> [WRITTEN REQUEST]: Write out each line exactly as given. Leave the pictures out of your copy.

|---|

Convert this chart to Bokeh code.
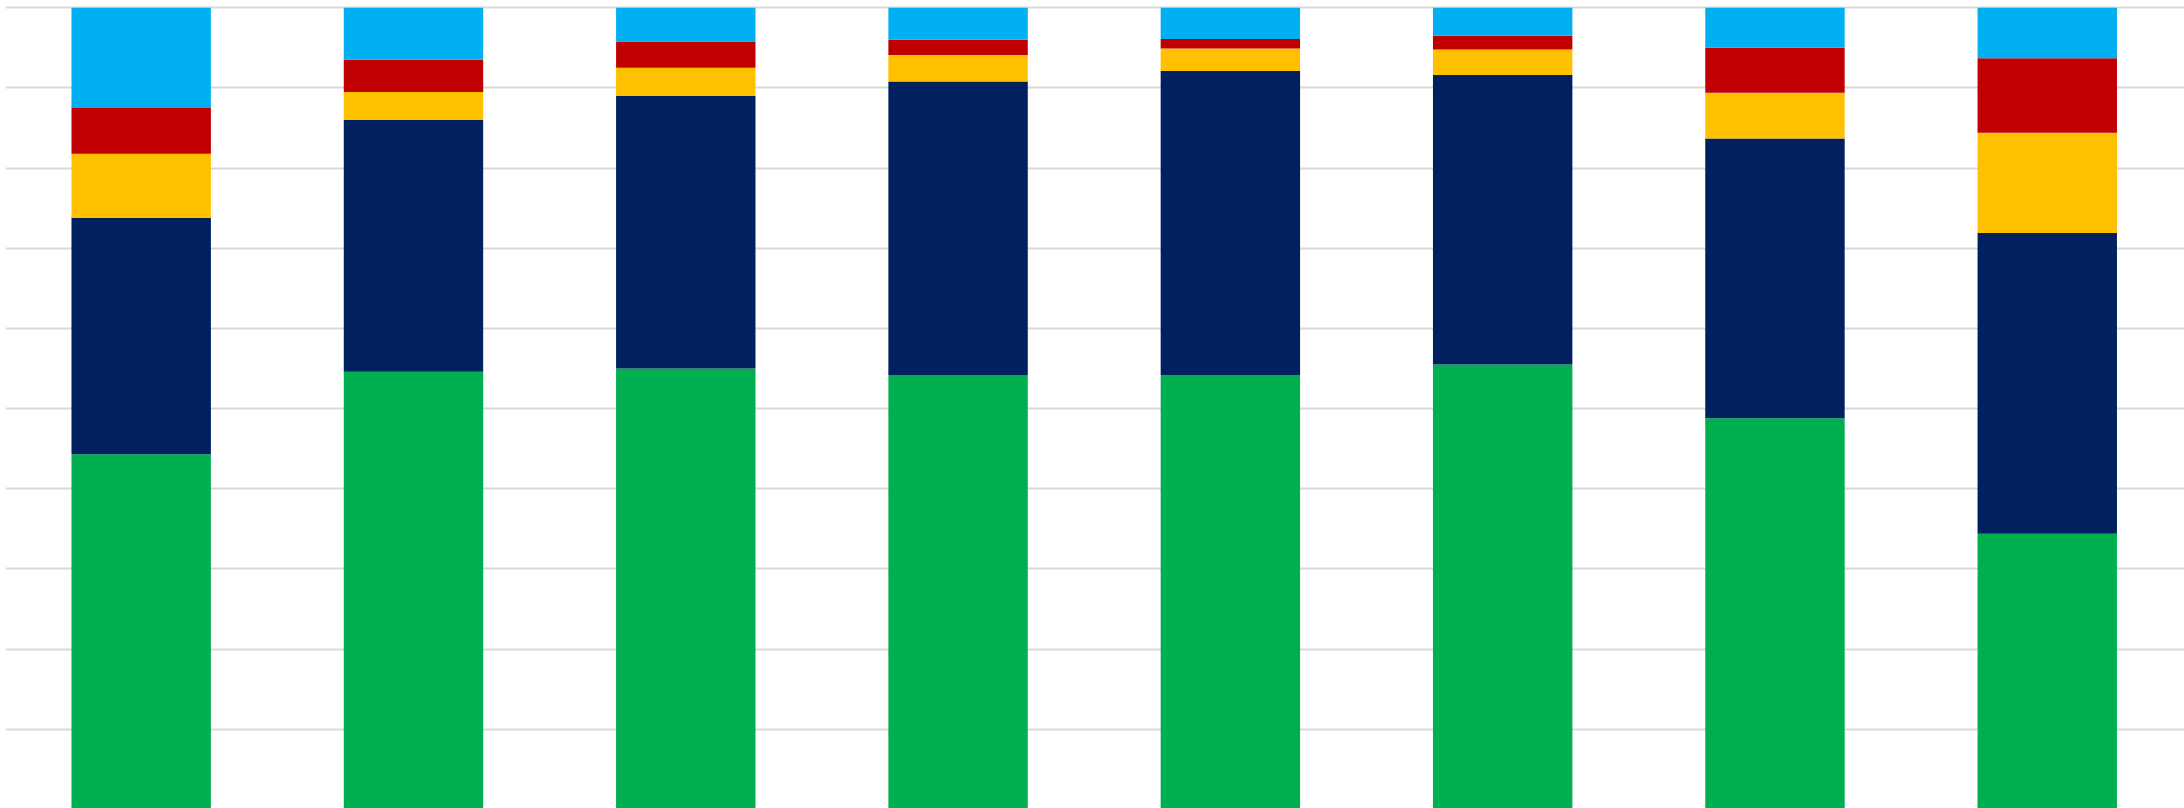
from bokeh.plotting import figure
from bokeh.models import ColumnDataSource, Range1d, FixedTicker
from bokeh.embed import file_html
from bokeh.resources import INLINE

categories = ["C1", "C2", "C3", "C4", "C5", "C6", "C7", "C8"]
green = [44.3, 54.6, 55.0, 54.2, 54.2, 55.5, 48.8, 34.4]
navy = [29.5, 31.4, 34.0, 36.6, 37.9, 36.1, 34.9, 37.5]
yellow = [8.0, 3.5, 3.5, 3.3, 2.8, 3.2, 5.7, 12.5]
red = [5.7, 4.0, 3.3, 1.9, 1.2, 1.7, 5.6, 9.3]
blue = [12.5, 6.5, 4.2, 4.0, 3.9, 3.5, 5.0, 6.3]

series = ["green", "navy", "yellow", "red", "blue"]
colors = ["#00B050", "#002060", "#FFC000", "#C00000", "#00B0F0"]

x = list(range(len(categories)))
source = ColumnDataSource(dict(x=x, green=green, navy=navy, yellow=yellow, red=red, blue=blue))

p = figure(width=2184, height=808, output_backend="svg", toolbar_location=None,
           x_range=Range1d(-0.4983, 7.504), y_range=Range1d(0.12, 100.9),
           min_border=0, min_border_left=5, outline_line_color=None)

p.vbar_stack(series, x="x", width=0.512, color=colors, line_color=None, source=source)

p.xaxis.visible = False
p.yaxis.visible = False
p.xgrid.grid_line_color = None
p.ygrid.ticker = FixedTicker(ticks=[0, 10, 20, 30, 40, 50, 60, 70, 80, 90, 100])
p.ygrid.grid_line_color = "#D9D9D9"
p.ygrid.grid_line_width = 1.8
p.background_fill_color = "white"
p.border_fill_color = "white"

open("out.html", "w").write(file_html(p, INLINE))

|---|

> [SOLUTION TO THIS EXERCISE]:
Convert this chart to Bokeh code.
from bokeh.plotting import figure
from bokeh.models import ColumnDataSource, Range1d, FixedTicker
from bokeh.embed import file_html
from bokeh.resources import INLINE

categories = ["C1", "C2", "C3", "C4", "C5", "C6", "C7", "C8"]
green = [44.3, 54.6, 55.0, 54.2, 54.2, 55.5, 48.8, 34.4]
navy = [29.5, 31.4, 34.0, 36.6, 37.9, 36.1, 34.9, 37.5]
yellow = [8.0, 3.5, 3.5, 3.3, 2.8, 3.2, 5.7, 12.5]
red = [5.7, 4.0, 3.3, 1.9, 1.2, 1.7, 5.6, 9.3]
blue = [12.5, 6.5, 4.2, 4.0, 3.9, 3.5, 5.0, 6.3]

series = ["green", "navy", "yellow", "red", "blue"]
colors = ["#00B050", "#002060", "#FFC000", "#C00000", "#00B0F0"]

x = list(range(len(categories)))
source = ColumnDataSource(dict(x=x, green=green, navy=navy, yellow=yellow, red=red, blue=blue))

p = figure(width=2184, height=808, output_backend="svg", toolbar_location=None,
           x_range=Range1d(-0.4983, 7.504), y_range=Range1d(0.12, 100.9),
           min_border=0, min_border_left=5, outline_line_color=None)

p.vbar_stack(series, x="x", width=0.512, color=colors, line_color=None, source=source)

p.xaxis.visible = False
p.yaxis.visible = False
p.xgrid.grid_line_color = None
p.ygrid.ticker = FixedTicker(ticks=[0, 10, 20, 30, 40, 50, 60, 70, 80, 90, 100])
p.ygrid.grid_line_color = "#D9D9D9"
p.ygrid.grid_line_width = 1.8
p.background_fill_color = "white"
p.border_fill_color = "white"

open("out.html", "w").write(file_html(p, INLINE))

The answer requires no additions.